Pubdate: Wed, 31 Oct 2012
Source: San Diego Union Tribune (CA)
Copyright: 2012 Union-Tribune Publishing Co.
Contact:  http://www.utsandiego.com/
Details: http://www.mapinc.org/media/386
Author: Robert Barnes
Page: A-17

JUSTICES TO CONSIDER DRUG-DOG CASE

Supreme Court to Hear Arguments on Whether Alerts by Canines Should
Justify Searches

NEW SMYRNA BEACH, Fla. - Aldo the German shepherd and Franky the
chocolate Lab are drug-detecting dogs who have been retired to
opposite ends of the ultimate retiree state.

But their work is still being evaluated, and today it will be before
the Supreme Court. The justices must decide whether man's best friend
is an honest broker as blind to prejudice as Lady Justice, or as prone
as the rest of us to a bad day at the office or the manipulation of
our partners.

The Supreme Court in the past has tended to agree with the first view.
Justice John Paul Stevens, now retired, wrote for the court in a 2005
case that a drug-sniffing dog reveals "no information other than the
location of a substance that no individual has any right to possess."
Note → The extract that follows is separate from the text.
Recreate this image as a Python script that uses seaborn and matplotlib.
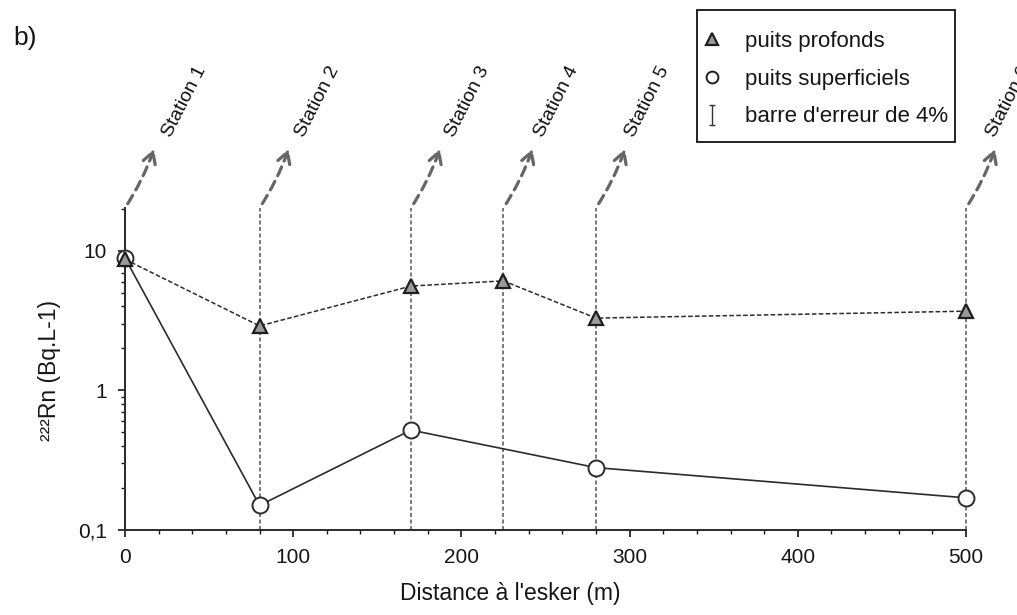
import numpy as np
import matplotlib
matplotlib.use("Agg")
import matplotlib.pyplot as plt
from matplotlib.lines import Line2D
from matplotlib.patches import Rectangle
from matplotlib.path import Path
from matplotlib.ticker import FixedLocator, FixedFormatter, LogLocator, MultipleLocator, NullFormatter
import seaborn as sns

# Sampling stations: distance from the esker (m)
station_x = [0, 80, 170, 225, 280, 500]
station_names = ["Station 1", "Station 2", "Station 3", "Station 4", "Station 5", "Station 6"]

# 222Rn activity (Bq/L) in deep wells
deep_x = [0, 80, 170, 225, 280, 500]
deep_rn = [8.7, 2.9, 5.6, 6.1, 3.3, 3.7]

# 222Rn activity (Bq/L) in shallow wells
shallow_x = [0, 80, 170, 280, 500]
shallow_rn = [8.9, 0.15, 0.52, 0.28, 0.17]

error_pct = 4

x_ticks = [0, 100, 200, 300, 400, 500]
y_ticks = [0.1, 1, 10]
y_tick_labels = ["0,1", "1", "10"]
legend_labels = ["puits profonds", "puits superficiels", "barre d'erreur de 4%"]

# horizontal pixel offset of each station name from its vertical line
name_dx = [46, 44, 43, 40, 38, 29]

sns.set_style("ticks")
plt.rcParams["font.family"] = ["Liberation Sans", "DejaVu Sans"]
ink = "#161616"
plt.rcParams["text.color"] = ink
plt.rcParams["axes.labelcolor"] = ink
plt.rcParams["xtick.color"] = ink
plt.rcParams["ytick.color"] = ink

W, H = 1017, 615
fig = plt.figure(figsize=(W / 100, H / 100), dpi=100)
ax = fig.add_axes([125 / W, 1 - 530 / H, 841 / W, 322 / H])

ax.set_yscale("log")
ytop = 20.3
ax.set_xlim(0, 500)
ax.set_ylim(0.1, ytop)

# 4 % error bars (tiny on this log scale, mostly covered by the markers)
ax.errorbar(deep_x, deep_rn, yerr=np.array(deep_rn) * error_pct / 100,
            fmt="none", ecolor="#333333", elinewidth=0.8, capsize=2, zorder=2,
            clip_on=False)
ax.errorbar(shallow_x, shallow_rn, yerr=np.array(shallow_rn) * error_pct / 100,
            fmt="none", ecolor="#333333", elinewidth=0.8, capsize=2, zorder=2,
            clip_on=False)

# Station verticals
ax.vlines(station_x, 0.1, ytop, colors="#6e6e6e", linewidth=1.3,
          linestyles=[(0, (2.2, 1.4))], clip_on=False, zorder=1)

sns.lineplot(x=shallow_x, y=shallow_rn, ax=ax, color="#2b2b2b", linewidth=1.2,
             marker="o", markersize=11.5, markerfacecolor="white",
             markeredgecolor="#2b2b2b", markeredgewidth=1.4, errorbar=None,
             zorder=4, clip_on=False)
sns.lineplot(x=deep_x, y=deep_rn, ax=ax, color="#2b2b2b", linewidth=1.1,
             linestyle=(0, (3, 1.5)), marker="^", markersize=10.5,
             markerfacecolor="#9a9a9a", markeredgecolor="#1e1e1e",
             markeredgewidth=1.6, errorbar=None, zorder=5, clip_on=False)

# Arrows and rotated station names
for sx, name, dx in zip(station_x, station_names, name_dx):
    ax.annotate("", xy=(sx, ytop), xycoords="data", xytext=(29, 59),
                textcoords="offset pixels", annotation_clip=False,
                arrowprops=dict(arrowstyle="<-,head_length=0.8,head_width=0.45",
                                color="#666666", lw=2.3, linestyle=(0, (3, 2)),
                                connectionstyle="arc3,rad=-0.06",
                                shrinkA=0, shrinkB=0))
    ax.annotate(name, xy=(sx, ytop), xycoords="data", xytext=(dx, 70),
                textcoords="offset pixels", rotation=63, rotation_mode="anchor",
                ha="left", va="baseline", fontsize=14, color="#111111",
                annotation_clip=False)

# Axes styling
for side in ["top", "right"]:
    ax.spines[side].set_visible(False)
for side in ["left", "bottom"]:
    ax.spines[side].set_linewidth(1.4)
    ax.spines[side].set_color("#2a2a2a")

ax.xaxis.set_major_locator(FixedLocator(x_ticks))
ax.xaxis.set_minor_locator(MultipleLocator(20))
ax.yaxis.set_major_locator(FixedLocator(y_ticks))
ax.yaxis.set_major_formatter(FixedFormatter(y_tick_labels))
ax.yaxis.set_minor_locator(LogLocator(base=10, subs=np.arange(2, 10)))
ax.yaxis.set_minor_formatter(NullFormatter())
ax.tick_params(axis="both", which="major", direction="out", length=5, width=1.2,
               labelsize=15, pad=8)
ax.tick_params(axis="both", which="minor", direction="out", length=3, width=1.0)

ax.set_xlabel("Distance à l'esker (m)", fontsize=16.5)
ax.xaxis.set_label_coords(0.458, -0.16)
ax.set_ylabel("²²²Rn (Bq.L-1)", fontsize=16.5)
ax.yaxis.set_label_coords(-0.076, 0.494)

fig.text(13 / W, 1 - 38 / H, "b)", fontsize=19, va="center", ha="left")

# Legend with a square black frame
ibeam = Path([(-0.3, -1), (0.3, -1), (0, -1), (0, 1), (-0.3, 1), (0.3, 1)],
             [Path.MOVETO, Path.LINETO, Path.MOVETO, Path.LINETO, Path.MOVETO, Path.LINETO])
handles = [
    Line2D([], [], ls="none", marker="^", ms=8.5, mfc="#9a9a9a", mec="#1e1e1e", mew=1.6),
    Line2D([], [], ls="none", marker="o", ms=8.5, mfc="white", mec="#1e1e1e", mew=1.4),
    Line2D([], [], ls="none", marker=ibeam, ms=14, mfc="none", mec="#333333", mew=1.0),
]
leg = fig.legend(handles, legend_labels, loc="upper left",
                 bbox_to_anchor=(701 / W, 1 - 31 / H), borderaxespad=0,
                 fontsize=16, frameon=False, handlelength=1.0, handletextpad=1.0,
                 labelspacing=0.75, borderpad=0)
fig.patches.append(Rectangle((697 / W, 1 - 142 / H), 258 / W, 132 / H,
                             transform=fig.transFigure, fill=False,
                             edgecolor="#111111", linewidth=1.3))

fig.savefig("out.png", dpi=100)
But the two cases on the docket present an aggressive challenge to the
notion that a dog's "alert" to the presence of drugs is enough to
legally justify a search of someone's home or vehicle.

Florida v. Jardines asks whether it was constitutional for Miami-Dade
County police, acting on a tip, to bring Franky to Joelis Jardines'
front door. Franky alerted to the smell of marijuana, the police used
that to obtain a warrant, and Jardines was arrested on suspicion of
turning his home into a "grow house." Florida v. Harris asks a more
basic question of whether judges should be skeptical of Fido's
qualifications. It builds on research that shows a high rate of false
alerts and cases of manipulation by a dog's handler.

Justice David Souter, also retired, sounded the alarm about the
reliability of police canines in his dissent in the 2005 case, writing
the "infallible dog ... is a creation of legal fiction."

The Florida Supreme Court went further last year in the Harris case
when it threw out the evidence in a 2006 traffic stop in the Florida
Panhandle that featured Aldo.

"Courts often accept the mythic dog with an almost superstitious
faith," Justice Barbara J. Pariente wrote. "The myth so completely has
dominated the judicial psyche in those cases that the courts either
assume the reliability of the sniff or address the question cursorily;
the dog is the clear and consistent winner."

The Florida court said judges should look at the "totality of
circumstances," including a dog's training and certification records,
field performance, and evidence of the handler's training and experience.

Bill Heiser, founder of Southern Coast K9 in New Smyrna Beach, Fla.,
is helping to raise the next generation of Aldos and Frankys on 12
acres of sandy soil in central Florida. He agrees training and
handling are key. It takes about four months - training four or five
times a day - to produce a dog for law enforcement. If a dog is
properly trained, Heiser said, a bag of McDonald's fare won't distract
him, a female's scent won't delay him, a suspect's looks won't
interest him.

"He doesn't know he's finding cocaine or heroin or marijuana or meth
or crack cocaine," Heiser said. "All he knows is that odor means my
toy's there. And if I do what I'm supposed to do, what I'm trained to
do, Mom gets involved or Dad gets involved. That's what he works for,
that love and attention."

The state of Florida, backed by the Obama administration, said such
training and certification should be enough for courts.

A study last year at University of California Davis - disputed by some
in the dog-handling industry - was mentioned in several briefs in the
case before the high court. It indicated handlers had much to do with
when a dog alerted. It brought together 18 K-9 teams and ran them
through a test facility at which the handlers had been told some
targets had been marked and some had not. Together, the teams racked
up 225 false alerts. Only one team was perfect. It was the one that
did not alert at all, because there were no drugs in the facility.